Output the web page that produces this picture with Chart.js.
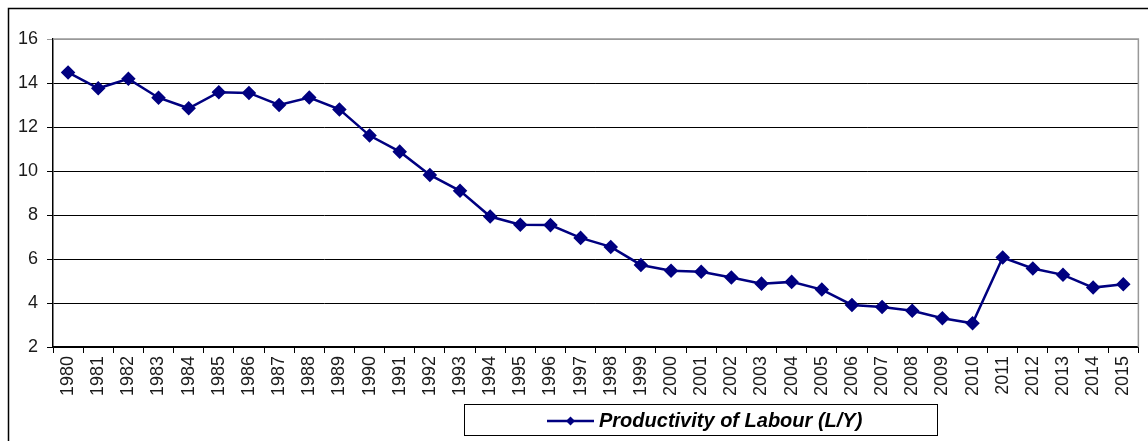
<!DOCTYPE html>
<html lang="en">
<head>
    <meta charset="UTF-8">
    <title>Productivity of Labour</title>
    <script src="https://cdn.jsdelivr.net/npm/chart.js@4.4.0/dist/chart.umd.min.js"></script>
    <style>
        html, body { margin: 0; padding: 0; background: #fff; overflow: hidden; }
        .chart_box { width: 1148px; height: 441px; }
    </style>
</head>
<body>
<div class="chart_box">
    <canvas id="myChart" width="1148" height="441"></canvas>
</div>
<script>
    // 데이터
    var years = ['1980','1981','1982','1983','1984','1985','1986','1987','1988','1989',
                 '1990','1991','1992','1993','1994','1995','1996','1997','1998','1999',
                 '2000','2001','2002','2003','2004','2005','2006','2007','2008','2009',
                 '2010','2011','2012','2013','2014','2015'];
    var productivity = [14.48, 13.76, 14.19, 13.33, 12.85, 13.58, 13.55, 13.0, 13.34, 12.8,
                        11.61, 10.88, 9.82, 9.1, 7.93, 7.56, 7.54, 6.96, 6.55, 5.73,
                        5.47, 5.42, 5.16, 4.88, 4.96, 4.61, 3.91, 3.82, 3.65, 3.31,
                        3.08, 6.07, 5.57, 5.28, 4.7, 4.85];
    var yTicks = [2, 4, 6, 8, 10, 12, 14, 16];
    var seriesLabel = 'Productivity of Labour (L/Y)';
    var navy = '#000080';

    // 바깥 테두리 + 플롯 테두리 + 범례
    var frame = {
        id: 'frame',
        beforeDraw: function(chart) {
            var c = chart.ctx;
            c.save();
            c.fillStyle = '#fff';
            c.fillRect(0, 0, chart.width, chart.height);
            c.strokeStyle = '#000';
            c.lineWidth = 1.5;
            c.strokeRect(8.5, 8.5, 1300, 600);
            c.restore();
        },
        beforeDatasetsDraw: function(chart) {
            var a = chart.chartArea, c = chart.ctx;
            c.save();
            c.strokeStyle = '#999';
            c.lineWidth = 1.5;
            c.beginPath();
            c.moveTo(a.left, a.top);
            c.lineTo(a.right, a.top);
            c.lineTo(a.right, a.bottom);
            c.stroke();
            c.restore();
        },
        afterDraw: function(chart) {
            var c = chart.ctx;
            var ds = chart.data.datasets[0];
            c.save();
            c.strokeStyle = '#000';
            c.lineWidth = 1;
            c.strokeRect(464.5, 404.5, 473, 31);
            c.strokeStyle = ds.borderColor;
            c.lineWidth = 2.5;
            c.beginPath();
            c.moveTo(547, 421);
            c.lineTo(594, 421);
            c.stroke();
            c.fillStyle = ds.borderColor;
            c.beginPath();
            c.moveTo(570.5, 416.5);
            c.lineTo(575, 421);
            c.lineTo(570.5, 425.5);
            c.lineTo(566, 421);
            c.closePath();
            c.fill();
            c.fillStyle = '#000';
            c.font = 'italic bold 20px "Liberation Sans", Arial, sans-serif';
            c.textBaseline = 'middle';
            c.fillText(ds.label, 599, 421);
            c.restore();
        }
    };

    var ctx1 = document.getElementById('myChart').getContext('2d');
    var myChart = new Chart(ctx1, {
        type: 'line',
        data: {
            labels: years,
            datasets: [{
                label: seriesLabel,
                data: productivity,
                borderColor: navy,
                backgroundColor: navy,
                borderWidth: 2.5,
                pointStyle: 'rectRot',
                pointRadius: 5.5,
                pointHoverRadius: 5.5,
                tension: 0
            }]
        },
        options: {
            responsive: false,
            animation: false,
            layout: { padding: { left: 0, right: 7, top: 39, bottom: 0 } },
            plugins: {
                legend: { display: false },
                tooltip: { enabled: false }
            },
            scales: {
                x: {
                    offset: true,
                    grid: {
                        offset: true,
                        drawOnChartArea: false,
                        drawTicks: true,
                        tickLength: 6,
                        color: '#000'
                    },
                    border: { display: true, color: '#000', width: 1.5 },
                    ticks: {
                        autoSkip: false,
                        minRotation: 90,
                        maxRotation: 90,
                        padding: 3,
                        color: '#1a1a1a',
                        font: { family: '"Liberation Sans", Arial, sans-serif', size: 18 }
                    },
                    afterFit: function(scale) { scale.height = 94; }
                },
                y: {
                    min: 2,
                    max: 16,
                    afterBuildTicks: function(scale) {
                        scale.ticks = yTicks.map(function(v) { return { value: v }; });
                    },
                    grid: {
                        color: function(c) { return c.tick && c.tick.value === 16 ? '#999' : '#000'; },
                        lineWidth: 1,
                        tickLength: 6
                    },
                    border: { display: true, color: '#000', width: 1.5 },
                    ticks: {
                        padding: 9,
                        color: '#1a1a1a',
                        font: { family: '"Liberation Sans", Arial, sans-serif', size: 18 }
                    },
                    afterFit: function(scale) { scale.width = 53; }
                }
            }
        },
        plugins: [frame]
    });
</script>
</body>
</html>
....
Restate the entire listing word for word, excluding pictures.

Output the web page that produces this picture with Chart.js.
<!DOCTYPE html>
<html lang="en">
<head>
    <meta charset="UTF-8">
    <title>Productivity of Labour</title>
    <script src="https://cdn.jsdelivr.net/npm/chart.js@4.4.0/dist/chart.umd.min.js"></script>
    <style>
        html, body { margin: 0; padding: 0; background: #fff; overflow: hidden; }
        .chart_box { width: 1148px; height: 441px; }
    </style>
</head>
<body>
<div class="chart_box">
    <canvas id="myChart" width="1148" height="441"></canvas>
</div>
<script>
    // 데이터
    var years = ['1980','1981','1982','1983','1984','1985','1986','1987','1988','1989',
                 '1990','1991','1992','1993','1994','1995','1996','1997','1998','1999',
                 '2000','2001','2002','2003','2004','2005','2006','2007','2008','2009',
                 '2010','2011','2012','2013','2014','2015'];
    var productivity = [14.48, 13.76, 14.19, 13.33, 12.85, 13.58, 13.55, 13.0, 13.34, 12.8,
                        11.61, 10.88, 9.82, 9.1, 7.93, 7.56, 7.54, 6.96, 6.55, 5.73,
                        5.47, 5.42, 5.16, 4.88, 4.96, 4.61, 3.91, 3.82, 3.65, 3.31,
                        3.08, 6.07, 5.57, 5.28, 4.7, 4.85];
    var yTicks = [2, 4, 6, 8, 10, 12, 14, 16];
    var seriesLabel = 'Productivity of Labour (L/Y)';
    var navy = '#000080';

    // 바깥 테두리 + 플롯 테두리 + 범례
    var frame = {
        id: 'frame',
        beforeDraw: function(chart) {
            var c = chart.ctx;
            c.save();
            c.fillStyle = '#fff';
            c.fillRect(0, 0, chart.width, chart.height);
            c.strokeStyle = '#000';
            c.lineWidth = 1.5;
            c.strokeRect(8.5, 8.5, 1300, 600);
            c.restore();
        },
        beforeDatasetsDraw: function(chart) {
            var a = chart.chartArea, c = chart.ctx;
            c.save();
            c.strokeStyle = '#999';
            c.lineWidth = 1.5;
            c.beginPath();
            c.moveTo(a.left, a.top);
            c.lineTo(a.right, a.top);
            c.lineTo(a.right, a.bottom);
            c.stroke();
            c.restore();
        },
        afterDraw: function(chart) {
            var c = chart.ctx;
            var ds = chart.data.datasets[0];
            c.save();
            c.strokeStyle = '#000';
            c.lineWidth = 1;
            c.strokeRect(464.5, 404.5, 473, 31);
            c.strokeStyle = ds.borderColor;
            c.lineWidth = 2.5;
            c.beginPath();
            c.moveTo(547, 421);
            c.lineTo(594, 421);
            c.stroke();
            c.fillStyle = ds.borderColor;
            c.beginPath();
            c.moveTo(570.5, 416.5);
            c.lineTo(575, 421);
            c.lineTo(570.5, 425.5);
            c.lineTo(566, 421);
            c.closePath();
            c.fill();
            c.fillStyle = '#000';
            c.font = 'italic bold 20px "Liberation Sans", Arial, sans-serif';
            c.textBaseline = 'middle';
            c.fillText(ds.label, 599, 421);
            c.restore();
        }
    };

    var ctx1 = document.getElementById('myChart').getContext('2d');
    var myChart = new Chart(ctx1, {
        type: 'line',
        data: {
            labels: years,
            datasets: [{
                label: seriesLabel,
                data: productivity,
                borderColor: navy,
                backgroundColor: navy,
                borderWidth: 2.5,
                pointStyle: 'rectRot',
                pointRadius: 5.5,
                pointHoverRadius: 5.5,
                tension: 0
            }]
        },
        options: {
            responsive: false,
            animation: false,
            layout: { padding: { left: 0, right: 7, top: 39, bottom: 0 } },
            plugins: {
                legend: { display: false },
                tooltip: { enabled: false }
            },
            scales: {
                x: {
                    offset: true,
                    grid: {
                        offset: true,
                        drawOnChartArea: false,
                        drawTicks: true,
                        tickLength: 6,
                        color: '#000'
                    },
                    border: { display: true, color: '#000', width: 1.5 },
                    ticks: {
                        autoSkip: false,
                        minRotation: 90,
                        maxRotation: 90,
                        padding: 3,
                        color: '#1a1a1a',
                        font: { family: '"Liberation Sans", Arial, sans-serif', size: 18 }
                    },
                    afterFit: function(scale) { scale.height = 94; }
                },
                y: {
                    min: 2,
                    max: 16,
                    afterBuildTicks: function(scale) {
                        scale.ticks = yTicks.map(function(v) { return { value: v }; });
                    },
                    grid: {
                        color: function(c) { return c.tick && c.tick.value === 16 ? '#999' : '#000'; },
                        lineWidth: 1,
                        tickLength: 6
                    },
                    border: { display: true, color: '#000', width: 1.5 },
                    ticks: {
                        padding: 9,
                        color: '#1a1a1a',
                        font: { family: '"Liberation Sans", Arial, sans-serif', size: 18 }
                    },
                    afterFit: function(scale) { scale.width = 53; }
                }
            }
        },
        plugins: [frame]
    });
</script>
</body>
</html>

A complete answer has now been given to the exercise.